RAPID ASSESSMENT
About Chelyen Davis:
Chelyen Davis is health reporter for The Free Lance-Star
Whooping cough cases on the rise
Pertussis is back. Thirty-five cases of the disease have been reported in the region so far this year. The area had six cases last year.
“This has been a busy year for pertussis for the health district,” said Dr. Brooke Rossheim, director of the Rappahannock Area Health District.
Rossheim said he and his staff have found no link between cases and no cluster of cases, such as from a single school or day care center. Patients have been all ages and from every locality in the region, except King George County, he said.
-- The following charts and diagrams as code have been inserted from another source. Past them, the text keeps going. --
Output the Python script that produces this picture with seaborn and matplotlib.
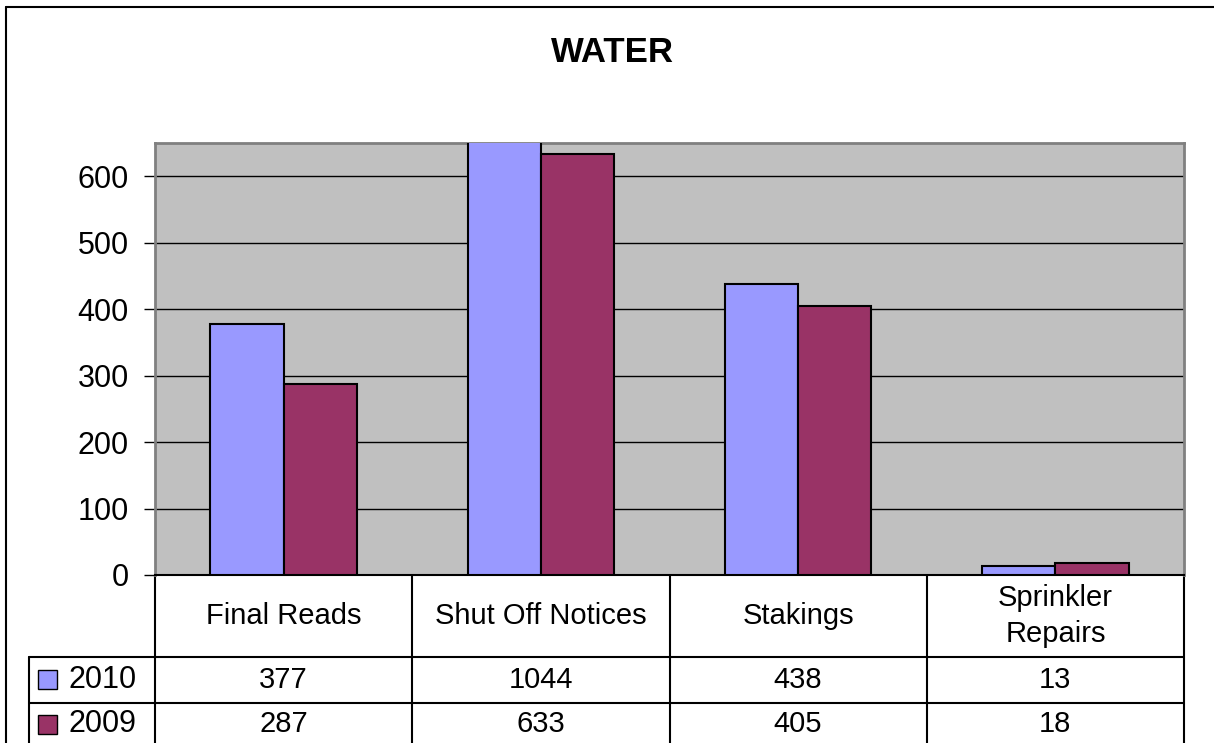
import numpy as np
import pandas as pd
import matplotlib.pyplot as plt
import seaborn as sns
from matplotlib.patches import Rectangle
from matplotlib.lines import Line2D

categories = ['Final Reads', 'Shut Off Notices', 'Stakings', 'Sprinkler\nRepairs']
years = ['2010', '2009']
values_2010 = [377, 1044, 438, 13]
values_2009 = [287, 633, 405, 18]
colors = ['#9999FF', '#993366']

df = pd.DataFrame({'category': categories * 2,
                   'year': [years[0]] * len(categories) + [years[1]] * len(categories),
                   'count': values_2010 + values_2009})

sns.set_style('white')
plt.rcParams['font.family'] = ['Liberation Sans', 'DejaVu Sans']
plt.rcParams['text.color'] = 'black'
plt.rcParams['ytick.color'] = 'black'
plt.rcParams['ytick.labelcolor'] = 'black'

W, H = 1214, 743
fig = plt.figure(figsize=(W / 100, H / 100), dpi=100)
ax = fig.add_axes([155 / W, 168 / H, 1029 / W, 432 / H])
ax.set_facecolor('#C0C0C0')

sns.barplot(data=df, x='category', y='count', hue='year', hue_order=years,
            palette=colors, width=0.57, edgecolor='black', linewidth=1.5,
            saturation=1, legend=False, ax=ax, zorder=3)

ax.set_ylim(0, 650)
ax.set_xlim(-0.5, len(categories) - 0.5)
ax.set_yticks(range(0, 700, 100))
ax.yaxis.grid(True, color='black', linewidth=1)
ax.set_axisbelow(True)
ax.set_xlabel('')
ax.set_ylabel('')
ax.set_xticklabels([])
ax.tick_params(axis='x', length=0)
ax.tick_params(axis='y', left=True, length=8, width=1, pad=11, labelsize=22)
for side in ['top', 'left', 'right']:
    ax.spines[side].set_color('#808080')
    ax.spines[side].set_linewidth(2)
ax.spines['bottom'].set_color('black')
ax.spines['bottom'].set_linewidth(1.5)

# data table under the plot (axes-fraction coordinates)
n = len(categories)
head_bot, row1_bot, tab_bot = -0.19, -0.296, -0.42
left_x = -0.1225
tr = ax.transAxes
for i in range(n + 1):
    ax.plot([i / n, i / n], [0, tab_bot], color='black', lw=1.5,
            transform=tr, clip_on=False)
for y in [head_bot, row1_bot]:
    ax.plot([left_x, 1], [y, y], color='black', lw=1.5, transform=tr, clip_on=False)
ax.plot([left_x, left_x], [head_bot, tab_bot], color='black', lw=1.5,
        transform=tr, clip_on=False)

for i, cat in enumerate(categories):
    ax.text((i + 0.5) / n, head_bot / 2, cat, transform=tr, ha='center',
            va='center', fontsize=21, linespacing=1.4)

row_h = row1_bot - head_bot
row_centers = [head_bot + row_h / 2, row1_bot + row_h / 2 + 0.004]
for yr, vals, col, yc in zip(years, [values_2010, values_2009], colors, row_centers):
    for i, v in enumerate(vals):
        ax.text((i + 0.5) / n, yc, str(v), transform=tr, ha='center',
                va='center', fontsize=21)
    ax.add_patch(Rectangle((-0.1137, yc - 0.022), 0.0185, 0.044, facecolor=col,
                           edgecolor='black', lw=1, transform=tr, clip_on=False))
    ax.text(-0.0845, yc, yr, transform=tr, ha='left', va='center', fontsize=22)

# outer chart border (top and left edges visible)
fig.add_artist(Line2D([6 / W, 1], [1 - 7 / H, 1 - 7 / H], color='black', lw=1.5))
fig.add_artist(Line2D([6 / W, 6 / W], [0, 1 - 7 / H], color='black', lw=1.5))

fig.text(612 / W, 1 - 53 / H, 'WATER', ha='center', va='center', fontsize=25,
         fontweight='bold')

fig.savefig('out.png', dpi=100)
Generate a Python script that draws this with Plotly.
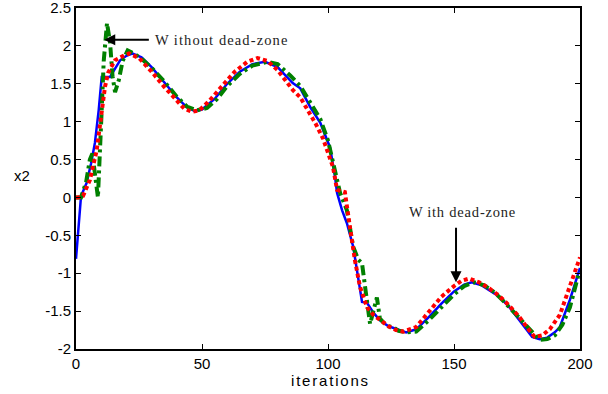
import plotly.graph_objects as go

# ---- data ----
blue_t = [0, 1, 2, 4.2, 6, 7.5, 9, 10.2, 13.5, 15.5, 17.5, 20, 22.3, 26, 30, 35, 40, 44, 47, 50, 55, 60, 65, 70, 75, 80, 86, 89,
          93, 97, 100.8, 102.8, 103.6, 105.6, 107.5, 110, 112, 113.5, 115.5, 118, 120.6, 124, 128.6, 131, 135, 140, 145, 150,
          154, 157, 161, 165, 168, 172, 175, 178, 181, 184, 187, 190, 192, 196, 199, 200]
blue_y = [-0.81, -0.35, 0.02, 0.19, 0.45, 0.72, 1.15, 1.59, 1.59, 1.70, 1.81, 1.87, 1.90, 1.85, 1.72, 1.52, 1.32, 1.19, 1.14, 1.16, 1.30, 1.50, 1.66, 1.76, 1.79, 1.72, 1.51, 1.44,
          1.19, 0.98, 0.66, 0.27, 0.06, -0.17, -0.34, -0.65, -1.05, -1.38, -1.39, -1.52, -1.62, -1.70, -1.75, -1.78, -1.74, -1.58, -1.40, -1.24,
          -1.15, -1.12, -1.16, -1.25, -1.31, -1.45, -1.58, -1.72, -1.84, -1.87, -1.85, -1.78, -1.71, -1.35, -1.05, -0.93]

green_t = [0, 2, 4, 5.5, 6.5, 7.5, 8.7, 10, 11, 12.3, 13.5, 14.5, 15.5, 17, 18.5, 20.5, 23, 26, 30, 35, 40, 44, 48, 52, 56, 60, 65, 70,
           76, 80, 85, 89, 93, 97, 100, 103, 104.8, 107.5, 110, 112, 113.5, 115, 116.7, 118, 119.4, 120.6, 122, 124, 125.8, 128, 131,
           135, 140, 145, 150, 154, 158, 162, 166, 170, 175, 180, 184, 187, 190, 193, 196, 199.4, 200]
green_y = [0.0, 0.0, 0.2, 0.5, 0.58, 0.35, 0.0, 1.0, 1.8, 2.30, 2.05, 1.6, 1.39, 1.55, 1.8, 1.94, 1.90, 1.83, 1.71, 1.53, 1.33, 1.20, 1.15, 1.18, 1.30, 1.47, 1.63, 1.74,
           1.79, 1.76, 1.61, 1.47, 1.26, 1.03, 0.75, 0.35, 0.06, -0.17, -0.65, -0.82, -0.87, -1.25, -1.67, -1.50, -1.32, -1.60, -1.65, -1.70, -1.71, -1.76, -1.78,
           -1.77, -1.62, -1.45, -1.28, -1.17, -1.12, -1.16, -1.25, -1.38, -1.56, -1.75, -1.88, -1.87, -1.82, -1.68, -1.45, -1.02, -0.98]

red_t = [0, 0.9, 2.8, 5.5, 8.2, 10.2, 11.5, 12.8, 15.5, 19.4, 21, 25, 30, 35, 40, 43, 46, 49, 53, 58, 63, 68, 72, 76, 80, 86, 89,
         92, 95, 98, 102, 103.6, 105, 106.7, 108.7, 110.7, 112.7, 115.5, 118, 120.6, 124, 127, 130, 135, 140, 145, 150, 153, 156,
         160, 164, 168, 172, 176, 180, 182, 185, 188, 192, 196, 200]
red_y = [0.0, 0.0, 0.02, 0.23, 0.62, 1.15, 1.46, 1.65, 1.81, 1.88, 1.90, 1.84, 1.66, 1.46, 1.27, 1.17, 1.13, 1.15, 1.28, 1.48, 1.66, 1.79, 1.84, 1.80, 1.68, 1.42, 1.32,
         1.15, 0.98, 0.78, 0.40, 0.10, 0.08, 0.07, -0.39, -0.83, -1.18, -1.45, -1.55, -1.62, -1.70, -1.75, -1.77, -1.71, -1.50, -1.31, -1.17, -1.10, -1.07,
         -1.12, -1.20, -1.30, -1.43, -1.58, -1.76, -1.84, -1.82, -1.74, -1.55, -1.18, -0.79]

x_ticks = [0, 50, 100, 150, 200]
y_ticks = [-2, -1.5, -1, -0.5, 0, 0.5, 1, 1.5, 2, 2.5]
y_tick_text = ["-2", "-1.5", "-1", "-0.5", "0", "0.5", "1", "1.5", "2", "2.5"]

fig = go.Figure()
fig.add_trace(go.Scatter(x=blue_t, y=blue_y, mode="lines",
                         line=dict(color="#0000ff", width=2.5)))
fig.add_trace(go.Scatter(x=green_t, y=green_y, mode="lines",
                         line=dict(color="#008000", width=4, dash="10px,4px,3px,4px")))
fig.add_trace(go.Scatter(x=red_t, y=red_y, mode="lines",
                         line=dict(color="#ff0000", width=4, dash="4px,3px")))

annfont = dict(family="Liberation Serif, Times New Roman, serif", size=14.5, color="#222")
fig.add_annotation(x=11.2, y=2.08, ax=29.5, ay=2.08, xref="x", yref="y", axref="x", ayref="y",
                   showarrow=True, arrowhead=2, arrowsize=1.1, arrowwidth=2, arrowcolor="black", text="")
fig.add_annotation(x=30.4, y=2.08, xref="x", yref="y",
                   text="<span style='letter-spacing:1.1px'>W\u2009ithout dead-zone</span>", showarrow=False,
                   xanchor="left", font=annfont)
fig.add_annotation(x=150.8, y=-1.12, ax=150.8, ay=-0.38, xref="x", yref="y", axref="x", ayref="y",
                   showarrow=True, arrowhead=2, arrowsize=1.1, arrowwidth=2, arrowcolor="black", text="")
fig.add_annotation(x=153.5, y=-0.19, xref="x", yref="y",
                   text="<span style='letter-spacing:0.8px'>W\u2009ith dead-zone</span>", showarrow=False,
                   font=annfont)

axfont = dict(family="Liberation Sans, Arial", size=15, color="black")
fig.add_annotation(x=-0.107, y=0.51, xref="paper", yref="paper", text="x2", showarrow=False,
                   font=axfont, xanchor="center", yanchor="middle")
fig.add_annotation(x=0.505, y=-0.091, xref="paper", yref="paper",
                   text="<span style='letter-spacing:1.8px'>iterations</span>", showarrow=False,
                   font=axfont, xanchor="center", yanchor="middle")

fig.update_xaxes(range=[0, 200], tickvals=x_ticks, ticks="inside", ticklen=5, tickcolor="black",
                 showline=True, linecolor="black", linewidth=2, mirror="ticks", showgrid=False, zeroline=False,
                 tickfont=axfont, automargin=False, ticklabeloverflow="allow")
fig.update_yaxes(range=[-2, 2.5], tickvals=y_ticks, ticktext=y_tick_text, ticks="inside", ticklen=5, tickcolor="black",
                 showline=True, linecolor="black", linewidth=2, mirror="ticks", showgrid=False, zeroline=False,
                 tickfont=axfont, automargin=False, ticklabeloverflow="allow")
fig.update_layout(width=608, height=394, margin=dict(l=76, r=28, t=8, b=45, autoexpand=False),
                  paper_bgcolor="white", plot_bgcolor="white", showlegend=False)
fig.write_html("out.html", config={"displayModeBar": False},
               post_script="document.body.style.margin='0px';")
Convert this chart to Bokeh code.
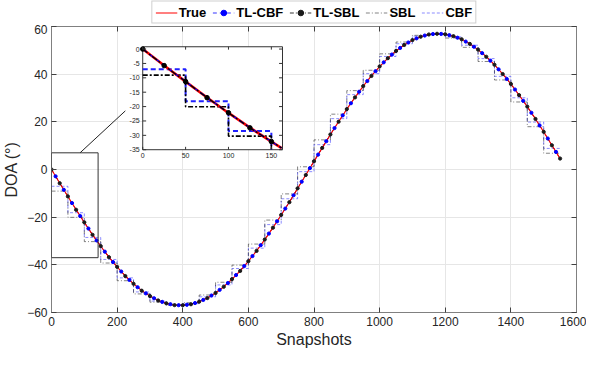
from bokeh.plotting import figure
from bokeh.layouts import column
from bokeh.models import Range1d, Legend, LegendItem, FixedTicker, BoxAnnotation, LinearAxis
from bokeh.core.properties import value
from bokeh.embed import file_html
from bokeh.resources import INLINE

# ---------------- data ----------------
snap = list(range(0, 1551, 25))
true_doa = [0.00, -5.69, -11.33, -16.85, -22.21, -27.34, -32.20, -36.74, -40.91, -44.68,
            -47.98, -50.81, -53.12, -54.92, -56.17, -56.87, -56.98, -56.53, -55.50, -53.93,
            -51.81, -49.18, -46.07, -42.50, -38.51, -34.12, -29.40, -24.38, -19.11, -13.65,
            -7.96, -2.28, 3.42, 9.08, 14.66, 20.09, 25.31, 30.29, 34.96, 39.28,
            43.21, 46.71, 49.74, 52.28, 54.29, 55.75, 56.66, 57.00, 56.77, 55.97,
            54.62, 52.72, 50.29, 47.35, 43.95, 40.10, 35.86, 31.26, 26.37, 21.22,
            15.78, 10.21, 4.56]
tl_sbl = [0.00, -5.75, -11.30, -16.90, -22.15, -27.40, -32.15, -36.80, -40.85, -44.70,
          -47.95, -50.85, -53.10, -54.95, -56.15, -56.90, -56.95, -56.55, -55.45, -53.95,
          -51.80, -49.20, -46.00, -42.55, -38.45, -34.15, -29.35, -24.40, -19.05, -13.70,
          -7.90, -2.30, 3.45, 9.05, 14.70, 20.05, 25.35, 30.25, 35.00, 39.25,
          43.25, 46.70, 49.75, 52.25, 54.30, 55.70, 56.65, 56.95, 56.75, 55.95,
          54.65, 52.70, 50.30, 47.30, 43.95, 40.05, 35.90, 31.20, 26.40, 21.20,
          15.80, 10.15, 4.60]
tl_cbf_snap = [s + 12.5 for s in snap[:-1]]
tl_cbf = [-2.85, -8.51, -14.09, -19.53, -24.78, -29.77, -34.47, -38.83, -42.80, -46.33,
          -49.40, -51.97, -54.02, -55.55, -56.52, -56.93, -56.76, -56.02, -54.72, -52.87,
          -50.50, -47.63, -44.29, -40.51, -36.32, -31.76, -26.89, -21.75, -16.38, -10.81,
          -5.12, 0.57, 6.25, 11.87, 17.38, 22.70, 27.80, 32.63, 37.12, 41.25,
          44.96, 48.23, 51.01, 53.29, 55.02, 56.21, 56.83, 56.89, 56.37, 55.30,
          53.67, 51.51, 48.82, 45.65, 42.03, 37.98, 33.56, 28.82, 23.80, 18.50,
          13.00, 7.39]
block_edges = list(range(0, 1551, 50))
cbf = [-7.04, -18.14, -28.51, -37.74, -45.47, -51.36, -55.22, -56.90, -56.28, -53.42,
       -48.43, -41.54, -32.99, -23.12, -12.28, -0.91, 10.42, 21.34, 31.41, 40.22,
       47.44, 52.76, 55.97, 56.94, 55.65, 52.14, 46.53, 39.08, 30.09, 19.91, 8.85]
sbl = [-9.07, -20.07, -30.26, -39.24, -46.66, -52.20, -55.67, -56.94, -55.91, -52.66,
       -47.31, -40.11, -31.29, -21.22, -10.24, 1.14, 12.43, 23.22, 33.09, 41.64,
       48.53, 53.49, 56.30, 56.86, 55.16, 51.26, 45.31, 37.56, 28.33, 17.96, 6.82]

x_ticks = [0, 200, 400, 600, 800, 1000, 1200, 1400, 1600]
y_ticks = [-60, -40, -20, 0, 20, 40, 60]

# inset (zoom of the first 160 snapshots)
inset_snap = [0, 25, 50, 75, 100, 125, 150, 162]
inset_true = [0.00, -5.69, -11.33, -16.85, -22.21, -27.34, -32.20, -34.41]
inset_tlsbl = [0.00, -5.75, -11.30, -16.90, -22.15, -27.40, -32.15, -34.41]
inset_tlcbf_snap = [0, 12.5, 37.5, 62.5, 87.5, 112.5, 137.5, 162]
inset_tlcbf = [0.00, -2.85, -8.51, -14.09, -19.53, -24.78, -29.77, -34.41]
inset_edges = [0, 50, 100, 150]
inset_cbf = [-7.04, -18.14, -28.51, -35.0]
inset_sbl = [-9.07, -20.07, -30.26, -35.0]
inset_x_ticks = [0, 50, 100, 150]
inset_y_ticks = [0, -5, -10, -15, -20, -25, -30, -35]
INSET_XLIM = (0, 163)
INSET_YLIM = (-35, 0.8)
INSET_AT_X = (278, 704)     # inset box placement, main-axis units
INSET_AT_Y = (8.3, 51.5)
ZOOM_BOX = dict(left=0, right=142, bottom=-37, top=7)
CONNECTOR = dict(x=[87, 225], y=[7, 24.6])

legend_labels = ["True", "TL-CBF", "TL-SBL", "SBL", "CBF"]

# ---------------- styles ----------------
FONT = "Liberation Sans"
ST_TRUE = dict(color="#ff0000", line_width=1.1)
ST_TLCBF = dict(color="#0000ff", line_dash="4 3", line_width=0.8)
ST_TLSBL = dict(color="#000000", line_dash="4 2 1 2", line_width=0.8)
ST_SBL = dict(color="#202020", line_dash="4 2 1 2", line_width=0.7, line_alpha=0.8)
ST_CBF = dict(color="#3030ff", line_dash="3 2", line_width=0.7, line_alpha=0.8)

# ---------------- main figure ----------------
XR = (0, 1600)
YR = (-60, 60)
p = figure(width=586, height=326, x_range=Range1d(*XR), y_range=Range1d(*YR),
           output_backend="svg", toolbar_location=None,
           min_border_left=4, min_border_right=10, min_border_top=2, min_border_bottom=4)
p.background_fill_color = "white"
p.outline_line_color = "#808080"

for ax in (p.xaxis[0], p.yaxis[0]):
    ax.major_label_text_font = FONT
    ax.major_label_text_font_size = "12px"
    ax.major_label_text_color = "#262626"
    ax.axis_label_text_font = FONT
    ax.axis_label_text_font_size = "16px"
    ax.axis_label_text_font_style = "normal"
    ax.axis_label_text_color = "#262626"
    ax.axis_line_color = "#808080"
    ax.major_tick_line_color = "#404040"
    ax.major_tick_in = 5
    ax.major_tick_out = 0
    ax.minor_tick_line_color = None
p.xaxis.ticker = FixedTicker(ticks=x_ticks)
p.yaxis.ticker = FixedTicker(ticks=y_ticks)
p.xaxis.axis_label = "Snapshots"
p.yaxis.axis_label = "DOA (°)"
p.xaxis.axis_label_standoff = 2
p.yaxis.axis_label_standoff = 4
p.xaxis.major_label_standoff = 4
p.yaxis.major_label_standoff = 4

# box ticks on the top and right edges (labels blanked)
for loc, tk in (("right", y_ticks), ("above", x_ticks)):
    a = LinearAxis(ticker=FixedTicker(ticks=tk), major_tick_in=5, major_tick_out=0,
                   major_label_overrides={t: "" for t in tk}, major_label_standoff=0,
                   minor_tick_line_color=None, axis_line_color="#808080",
                   major_tick_line_color="#404040")
    p.add_layout(a, loc)

p.xgrid.ticker = FixedTicker(ticks=x_ticks)
p.ygrid.ticker = FixedTicker(ticks=y_ticks)
p.grid.grid_line_color = "#e6e6e6"
p.grid.grid_line_width = 1

p.step(block_edges, cbf + [cbf[-1]], mode="after", **ST_CBF)
p.step(block_edges, sbl + [sbl[-1]], mode="after", **ST_SBL)
p.line(tl_cbf_snap, tl_cbf, **ST_TLCBF)
p.line(snap, tl_sbl, **ST_TLSBL)
p.line(snap, true_doa, **ST_TRUE)
p.scatter(tl_cbf_snap, tl_cbf, size=3.2, color="#0000ff")
p.scatter(snap, tl_sbl, size=3.2, color="#1a1a1a")

# zoom box and connector
p.add_layout(BoxAnnotation(fill_alpha=0, line_color="#333333", line_alpha=1.0,
                           line_width=1, **ZOOM_BOX))
p.line(CONNECTOR["x"], CONNECTOR["y"], color="#222222", line_width=1)

# ---------------- inset via extra ranges ----------------
sx = (INSET_AT_X[1] - INSET_AT_X[0]) / (INSET_XLIM[1] - INSET_XLIM[0])
sy = (INSET_AT_Y[1] - INSET_AT_Y[0]) / (INSET_YLIM[1] - INSET_YLIM[0])
def ux(m): return INSET_XLIM[0] + (m - INSET_AT_X[0]) / sx
def uy(m): return INSET_YLIM[0] + (m - INSET_AT_Y[0]) / sy
p.extra_x_ranges = {"ix": Range1d(ux(XR[0]), ux(XR[1]))}
p.extra_y_ranges = {"iy": Range1d(uy(YR[0]), uy(YR[1]))}
kw = dict(x_range_name="ix", y_range_name="iy")

p.quad(left=INSET_XLIM[0], right=INSET_XLIM[1], bottom=INSET_YLIM[0], top=INSET_YLIM[1],
       fill_color="white", line_color="#333333", line_width=1, **kw)
p.step(inset_edges, inset_cbf, mode="after", color="#1f1fff", line_dash="5 3",
       line_width=2, **kw)
p.step(inset_edges, inset_sbl, mode="after", color="#000000", line_dash="5 2 2 2",
       line_width=1.6, **kw)
p.line(inset_snap, inset_true, color="#ff0000", line_width=2.6, **kw)
p.line(inset_tlcbf_snap, inset_tlcbf, color="#0000ff", line_dash="5 3", line_width=1.3, **kw)
p.line(inset_snap, inset_tlsbl, color="#000000", line_dash="6 2 2 2", line_width=1.3, **kw)
p.scatter(inset_snap[:-1], inset_tlsbl[:-1], size=4.5, color="#000000", **kw)

dx = 4.0
dy = 1.0
ny, nx = len(inset_y_ticks), len(inset_x_ticks)
p.segment(x0=[INSET_XLIM[0]] * ny, x1=[INSET_XLIM[0] + dx] * ny,
          y0=inset_y_ticks, y1=inset_y_ticks, color="#333333", line_width=1, **kw)
p.segment(x0=[INSET_XLIM[1]] * ny, x1=[INSET_XLIM[1] - dx] * ny,
          y0=inset_y_ticks, y1=inset_y_ticks, color="#333333", line_width=1, **kw)
p.segment(x0=inset_x_ticks, x1=inset_x_ticks, y0=[INSET_YLIM[0]] * nx,
          y1=[INSET_YLIM[0] + dy] * nx, color="#333333", line_width=1, **kw)
p.segment(x0=inset_x_ticks, x1=inset_x_ticks, y0=[INSET_YLIM[1]] * nx,
          y1=[INSET_YLIM[1] - dy] * nx, color="#333333", line_width=1, **kw)
p.text(x=[INSET_XLIM[0]] * ny, y=inset_y_ticks,
       text=[str(t) for t in inset_y_ticks], x_offset=-3, text_align="right",
       text_baseline="middle", text_font_size="7px", text_color="#262626",
       text_font=value(FONT), **kw)
p.text(x=inset_x_ticks, y=[INSET_YLIM[0]] * nx,
       text=[str(t) for t in inset_x_ticks], y_offset=3, text_align="center",
       text_baseline="top", text_font_size="7px", text_color="#262626",
       text_font=value(FONT), **kw)

# ---------------- legend strip (separate small figure) ----------------
lf = figure(width=586, height=24, x_range=Range1d(0, 1), y_range=Range1d(0, 1),
            output_backend="svg", toolbar_location=None, min_border=0)
lf.axis.visible = False
lf.grid.visible = False
lf.outline_line_color = None
off = ([5, 6], [5, 6])   # proxy glyphs kept outside the strip's visible range
l_true = lf.line(*off, **ST_TRUE)
l_tlcbf = lf.line(*off, **ST_TLCBF)
m_tlcbf = lf.scatter(*off, size=4, color="#0000ff")
l_tlsbl = lf.line(*off, **ST_TLSBL)
m_tlsbl = lf.scatter(*off, size=4, color="#1a1a1a")
l_sbl = lf.line(*off, **ST_SBL)
l_cbf = lf.line(*off, **ST_CBF)
legend = Legend(items=[
    LegendItem(label=legend_labels[0], renderers=[l_true]),
    LegendItem(label=legend_labels[1], renderers=[l_tlcbf, m_tlcbf]),
    LegendItem(label=legend_labels[2], renderers=[l_tlsbl, m_tlsbl]),
    LegendItem(label=legend_labels[3], renderers=[l_sbl]),
    LegendItem(label=legend_labels[4], renderers=[l_cbf]),
], orientation="horizontal", location="center")
legend.label_text_font = FONT
legend.label_text_font_style = "bold"
legend.label_text_font_size = "13px"
legend.label_text_color = "#000000"
legend.glyph_width = 22
legend.glyph_height = 14
legend.label_height = 14
legend.label_standoff = 2
legend.spacing = 6
legend.padding = 3
legend.margin = 0
legend.border_line_color = "#a0a0a0"
legend.background_fill_color = "white"
lf.add_layout(legend)

layout = column(lf, p, spacing=0)
open("out.html", "w").write(file_html(layout, INLINE))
Pertussis, or whooping cough, occurs in a natural cycle that sees a rise in cases every three to five years, said Sandra Sommer, quality assurance manager for the Virginia Department of Health in Richmond.
“We reached our low point in 2007. So we’re in the middle of an upswing,” Sommer said.
Virginia counted 222 cases of the disease last year. Sommer said she does not have a statewide count yet for 2010.
“Based on what I’m seeing so far, I suspect that we’re going to have more cases reported this year than we did last,” she said.
Pertussis is a cough illness, caused by bacteria. The disease is passed from person to person through cough droplets.
When children have the disease, they can have “cough spasms,” Rossheim said, or long coughing fits. Frequently, they make a high-pitched wheeze or whoop when breathing in, hence the name whooping cough.